Vietnam steps up efforts to preserve ethnic culture

Chia sẻ
(VOVWORLD) - Vietnam’s ethnic minority groups account for 14 percent of the population, with a vibrant diversity of cultures, languages, and livelihoods.
Vietnam steps up efforts to preserve ethnic culture - ảnh 1The Ede prepare for their "Worship ritual of traditional pole for health". (Photo:

Supporting ethnic people’s livelihoods is a large part of the effort to preserve their ethnic culture, according to Trinh Thi Thuy, Deputy Minister of Culture, Sports, and Tourism. 

"Agencies have become more focused on preserving and promoting Vietnam’s ethnic culture by raising the awareness of and educating ethnic communities, especially the youth, about Vietnam’s cultural heritages.
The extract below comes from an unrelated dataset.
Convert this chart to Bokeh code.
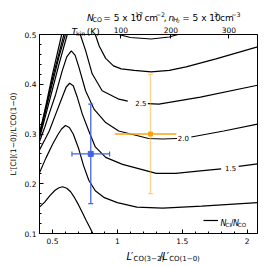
import math
from bokeh.plotting import figure
from bokeh.layouts import column
from bokeh.models import (Range1d, LinearAxis, FixedTicker, SingleIntervalTicker,
                          Legend, LegendItem, ColumnDataSource)
from bokeh.embed import file_html
from bokeh.resources import INLINE
from bokeh.core.properties import value

nan = float("nan")

# ---------------- data ----------------
ratio_05_x = [0.40, 0.44, 0.48, 0.52, 0.55, 0.578, 0.61, 0.64, 0.67, 0.70, 0.73, 0.76, 0.79, 0.82]
ratio_05_y = [0.153, 0.163, 0.176, 0.187, 0.192, 0.194, 0.191, 0.184, 0.172, 0.158, 0.142, 0.126, 0.111, 0.095]

ratio_10_x = [0.40, 0.45, 0.50, 0.54, 0.57, 0.60, 0.63, 0.66, 0.70, 0.74, 0.78, 0.83, 0.90, 1.00, 1.15, 1.35, 1.65, 2.08]
ratio_10_y = [0.222, 0.252, 0.279, 0.298, 0.310, 0.317, 0.313, 0.300, 0.272, 0.236, 0.207, 0.186, 0.172, 0.162, 0.153, 0.151, 0.155, 0.162]

ratio_15_x = [0.40, 0.44, 0.475, 0.525, 0.575, 0.605, 0.632, 0.66, 0.69, 0.73, 0.78, 0.83, 0.91, 1.04, 1.17, 1.30, 1.45, 1.64, 1.80, nan, 1.935, 2.08]
ratio_15_y = [0.268, 0.288, 0.306, 0.340, 0.374, 0.394, 0.402, 0.397, 0.375, 0.340, 0.306, 0.274, 0.253, 0.239, 0.230, 0.221, 0.221, 0.226, 0.230, nan, 0.235, 0.240]

ratio_20_x = [0.40, 0.44, 0.48, 0.525, 0.575, 0.61, 0.645, 0.675, 0.704, 0.755, 0.82, 0.91, 1.01, 1.165, 1.24, 1.35, 1.46, nan, 1.57, 1.82, 2.08]
ratio_20_y = [0.285, 0.313, 0.345, 0.380, 0.427, 0.455, 0.467, 0.458, 0.434, 0.387, 0.350, 0.323, 0.306, 0.296, 0.291, 0.290, 0.291, nan, 0.294, 0.306, 0.320]

ratio_25_x = [0.40, 0.45, 0.50, 0.55, 0.614, 0.665, 0.714, 0.755, 0.806, 0.883, 1.012, 1.08, nan, 1.235, 1.32, 1.64, 2.08]
ratio_25_y = [0.292, 0.340, 0.390, 0.440, 0.500, 0.520, 0.500, 0.468, 0.421, 0.387, 0.370, 0.366, nan, 0.361, 0.360, 0.374, 0.398]

ratio_30_x = [0.40, 0.45, 0.50, 0.55, 0.60, 0.70, 0.83, 0.86, 0.91, 0.97, 1.03, 1.13, 1.26, 1.40, 1.53, 1.76, 2.08]
ratio_30_y = [0.296, 0.349, 0.403, 0.455, 0.500, 0.560, 0.500, 0.477, 0.452, 0.437, 0.431, 0.428, 0.425, 0.428, 0.435, 0.451, 0.475]

ratio_35_x = [0.40, 0.45, 0.50, 0.588, 0.80, 0.98, 1.10, 1.26, 1.40, 1.48, 1.70]
ratio_35_y = [0.299, 0.354, 0.412, 0.500, 0.600, 0.502, 0.494, 0.491, 0.495, 0.501, 0.520]

ratio_40_x = [0.40, 0.45, 0.50, 0.571, 0.70]
ratio_40_y = [0.301, 0.358, 0.420, 0.500, 0.650]

label_x = [1.181, 1.508, 1.873]
label_y = [0.362, 0.292, 0.232]
label_text = ["2.5", "2.0", "1.5"]

blue_x = [0.795]
blue_y = [0.26]
blue_xerr = [0.145]
blue_yerr = [0.10]

orange_x = [1.255]
orange_y = [0.30]
orange_xerr_lo = [0.275]
orange_xerr_hi = [0.20]
orange_yerr = [0.12]

tkin_tick_pos = [1.027, 1.412, 1.86]
tkin_tick_labels = ["100", "200", "300"]

y_axis_title = "L\u2032[CI](1\u22120)/L\u2032CO(1\u22120)"

# ---------------- layout ----------------
W, H = 266, 266
FL, FR, FT, FB = 39, 9, 34, 33
X0, X1, Y0, Y1 = 0.4, 2.08, 0.1, 0.5
FONT = "DejaVu Sans"

p = figure(width=W, height=H, x_range=Range1d(X0, X1), y_range=Range1d(Y0, Y1),
           output_backend="svg", toolbar_location=None,
           min_border_left=FL, min_border_right=FR, min_border_top=FT, min_border_bottom=FB)
p.title.visible = False
p.grid.visible = False
p.outline_line_color = "black"
p.outline_line_width = 1
p.background_fill_color = "white"
p.border_fill_color = "white"

p.xaxis.ticker = SingleIntervalTicker(interval=0.5, num_minor_ticks=5)
p.yaxis.ticker = SingleIntervalTicker(interval=0.1, num_minor_ticks=5)
for ax in (p.xaxis[0], p.yaxis[0]):
    ax.major_tick_in = 4
    ax.major_tick_out = 0
    ax.minor_tick_in = 2
    ax.minor_tick_out = 0
    ax.axis_line_color = "black"
    ax.major_label_text_font = FONT
    ax.major_label_text_font_size = "7.5px"
    ax.major_label_text_color = "black"
p.xaxis.major_label_standoff = 4
p.yaxis.major_label_standoff = 3
p.yaxis.axis_label = y_axis_title
p.yaxis.axis_label_text_font = FONT
p.yaxis.axis_label_text_font_size = "7.6px"
p.yaxis.axis_label_text_font_style = "normal"
p.yaxis.axis_label_text_color = "black"
p.yaxis.axis_label_standoff = 4

top = LinearAxis(ticker=FixedTicker(ticks=tkin_tick_pos, minor_ticks=[]),
                 major_label_overrides={pos: lab for pos, lab in zip(tkin_tick_pos, tkin_tick_labels)})
top.major_tick_in = 4
top.major_tick_out = 0
top.minor_tick_in = 0
top.minor_tick_out = 0
top.major_label_text_font = FONT
top.major_label_text_font_size = "7.5px"
top.major_label_text_color = "black"
top.major_label_standoff = 2
p.add_layout(top, "above")

# ---------------- curves ----------------
curves = [(ratio_05_x, ratio_05_y), (ratio_10_x, ratio_10_y), (ratio_15_x, ratio_15_y),
          (ratio_20_x, ratio_20_y), (ratio_25_x, ratio_25_y), (ratio_30_x, ratio_30_y),
          (ratio_35_x, ratio_35_y), (ratio_40_x, ratio_40_y)]
renderers = []
for cx, cy in curves:
    renderers.append(p.line(cx, cy, line_color="black", line_width=1.2))

p.text(x=label_x, y=label_y, text=label_text, text_font=value(FONT), text_font_size=value("7px"),
       text_align="center", text_baseline="middle", text_color="black")

# ---------------- error bars ----------------
BLUE = "#3f63e4"
ORANGE = "#ffa20f"
bx0 = [x - e for x, e in zip(blue_x, blue_xerr)]
bx1 = [x + e for x, e in zip(blue_x, blue_xerr)]
by0 = [y - e for y, e in zip(blue_y, blue_yerr)]
by1 = [y + e for y, e in zip(blue_y, blue_yerr)]
p.segment(x0=blue_x, y0=by0, x1=blue_x, y1=by1, line_color=BLUE, line_width=1.4, line_alpha=0.9)
p.segment(x0=bx0, y0=blue_y, x1=bx1, y1=blue_y, line_color=BLUE, line_width=1.4)
p.scatter(x=bx0 + bx1, y=blue_y * 2, marker="dash", angle=math.pi / 2, size=5,
          line_color=BLUE, line_width=1.2)
p.scatter(x=blue_x * 2, y=by0 + by1, marker="dash", size=5, line_color=BLUE, line_width=1.2)
p.scatter(x=blue_x, y=blue_y, marker="square", size=5, fill_color=BLUE, line_color=BLUE)

ox0 = [x - e for x, e in zip(orange_x, orange_xerr_lo)]
ox1 = [x + e for x, e in zip(orange_x, orange_xerr_hi)]
oy0 = [y - e for y, e in zip(orange_y, orange_yerr)]
oy1 = [y + e for y, e in zip(orange_y, orange_yerr)]
p.segment(x0=orange_x, y0=oy0, x1=orange_x, y1=oy1, line_color=ORANGE, line_width=1.4, line_alpha=0.45)
p.scatter(x=orange_x * 2, y=oy0 + oy1, marker="dash", size=5, line_color=ORANGE, line_width=1.2,
          line_alpha=0.45)
p.segment(x0=ox0, y0=orange_y, x1=ox1, y1=orange_y, line_color=ORANGE, line_width=1.4)
p.scatter(x=orange_x, y=orange_y, marker="square", size=4, fill_color=ORANGE, line_color=ORANGE)

# ---------------- legend sample ----------------
leg = Legend(items=[LegendItem(label=" ", renderers=[renderers[0]])], location=(164, 11),
             glyph_width=15, glyph_height=4, label_height=4, label_width=0, label_standoff=0,
             label_text_font_size="1px", padding=0, margin=0, spacing=0,
             border_line_alpha=0, background_fill_alpha=0)
p.add_layout(leg)

# ---------------- overlay for texts outside the plot box ----------------
q = figure(width=W, height=H, x_range=Range1d(0, W), y_range=Range1d(0, H),
           output_backend="svg", toolbar_location=None,
           x_axis_location=None, y_axis_location=None,
           min_border_left=0, min_border_right=0, min_border_top=0, min_border_bottom=0)
q.title.visible = False
q.grid.visible = False
q.outline_line_color = None
q.background_fill_alpha = 0
q.border_fill_alpha = 0
q.margin = (-H, 0, 0, 0)

ADV = {c: 0.636 for c in "0123456789"}
ADV.update({" ": 0.318, "\u00a0": 0.318, ".": 0.318, ",": 0.318, "=": 0.838, "x": 0.592,
            "c": 0.550, "m": 0.974, "n": 0.634, "k": 0.579, "i": 0.278, "N": 0.748, "C": 0.698,
            "O": 0.787, "H": 0.752, "I": 0.295, "L": 0.557, "T": 0.611, "K": 0.656,
            "(": 0.390, ")": 0.390, "[": 0.390, "]": 0.390, "/": 0.337, "\u2032": 0.30,
            "\u2212": 0.838})
STYLE = {  # scale, baseline shift (+ = down, in main size), italic, extra space after
    "r": (1.0, 0.0, "normal", 0.0),
    "i": (1.0, 0.0, "italic", 0.0),
    "sb": (0.7, 0.22, "normal", 0.1),
    "isb": (0.7, 0.22, "italic", 0.0),
    "ssb": (0.49, 0.36, "normal", 0.06),
    "sp": (0.7, -0.42, "normal", 0.08),
}
hpieces = dict(x=[], y=[], text=[], size=[], style=[])


def seg_w(t, size):
    return sum(ADV.get(ch, 0.6) for ch in t) * size


def rich(segs, px, py, size, align="left"):
    """Queue text pieces; px, py are pixel positions from the top-left of the page."""
    total = sum(seg_w(t, size * STYLE[k][0]) + STYLE[k][3] * size for t, k in segs)
    adv = -total / 2 if align == "center" else 0.0
    for t, k in segs:
        sc, sh, st, gap = STYLE[k]
        w = seg_w(t, size * sc)
        lead = len(t) - len(t.lstrip(" "))
        body = t.strip(" ")
        a = adv + seg_w(" " * lead, size * sc)
        if body:
            hpieces["x"].append(px + a)
            hpieces["y"].append(H - (py + sh * size))
            hpieces["text"].append(body.replace(" ", "\u00a0"))
            hpieces["size"].append(f"{size * sc:.2f}px")
            hpieces["style"].append(st)
        adv += w + gap * size


title_segs = [("N", "i"), ("CO", "sb"), (" = 5 x 10", "r"), ("17", "sp"), (" cm", "r"),
              ("\u22122", "sp"), (", ", "r"), ("n", "i"), ("H", "isb"), ("2", "ssb"),
              (" = 5 x 10", "r"), ("3", "sp"), (" cm", "r"), ("\u22123", "sp")]
rich(title_segs, 151, 17.3, 9, align="center")

xlab_segs = [("L", "i"), ("\u2032", "r"), ("CO(3\u22122)", "sb"), ("/", "r"), ("L", "i"),
             ("\u2032", "r"), ("CO(1\u22120)", "sb")]
rich(xlab_segs, 148, 256, 10, align="center")

rich([("T", "i"), ("kin", "sb"), (" (K)", "r")], 39, 31.3, 9)

rich([("N", "i"), ("CI", "sb"), ("/", "r"), ("N", "i"), ("CO", "sb")], 221, 222.8, 8)

q.text(x="x", y="y", text="text", text_font_size="size", text_font_style="style",
       source=ColumnDataSource(hpieces), text_font=value(FONT),
       text_align="left", text_baseline="alphabetic", text_color="black")

layout = column(p, q, spacing=0)
open("out.html", "w").write(file_html(layout, INLINE))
Two good examples of this effort are Bac Ninh province and the Central Highlands, where the local people are keenly aware of the importance of protecting their unique Quan Ho folk songs and gong culture," said Ms. Thuy.

Cultural experts agree on the decisive role of communities in preserving cultural heritages, and the fact that village heads, village elders, artisans, and shamans are behind the important cultural decisions of the community.

"Preserving and promoting heritages should be carried out collaboratively. Heritages are precious assets of the community and best preserved within the community. Only when this is recognized will heritages be safely protected and contribute to national development," Dr. Nguyen Thi Thanh Van of Hanoi’s University of Culture told VOV.

Vietnam steps up efforts to preserve ethnic culture - ảnh 2The reenactment of the Ede ethnic group's worship ritual of the traditional pole. (Photo:

Protecting ethnic languages, writings, musical instruments, costumes, and festivals, which are on the verge of disappearing, is of prime importance to preserving ethnic cultures, according to Master of Arts Ban Thi Quynh Giao of Literature Institute.

"For the Dao ethnic group, every traditional ceremony involves folk songs, including weddings or baby naming, and coming of age ceremonies. But folk songs are becoming less popular within the Dao community and are in need of preserving in both oral and written forms. Young people need to be encouraged to preserve their own language," said Ms. Giao.

Tran Huu Son, Vice Chairman of the Vietnam Folklore Literature and Arts Association, has called for more efforts to preserve ethnic cultures in Vietnam’s northwest region, which is home to most of the ethnic groups in Vietnam. 

"We need a long-term strategy to preserve the region’s diverse ethnic cultures. This mission requires a concerted effort by both local authorities and communities," said Mr. Son.  

Dr. Luu Tran Tieu, Chairman of the Vietnam Cultural Heritage Association, has called for more training for culture officers who must have a good understanding of the ethnic groups’ customs and traditions. These officers should have the necessary knowledge and skills to adapt to the 4th Industrial Revolution.

"It’s important to digitalize all data and archives related to ethnic culture. This data should be made available to the public for research and promotional activities," said Mr. Tieu.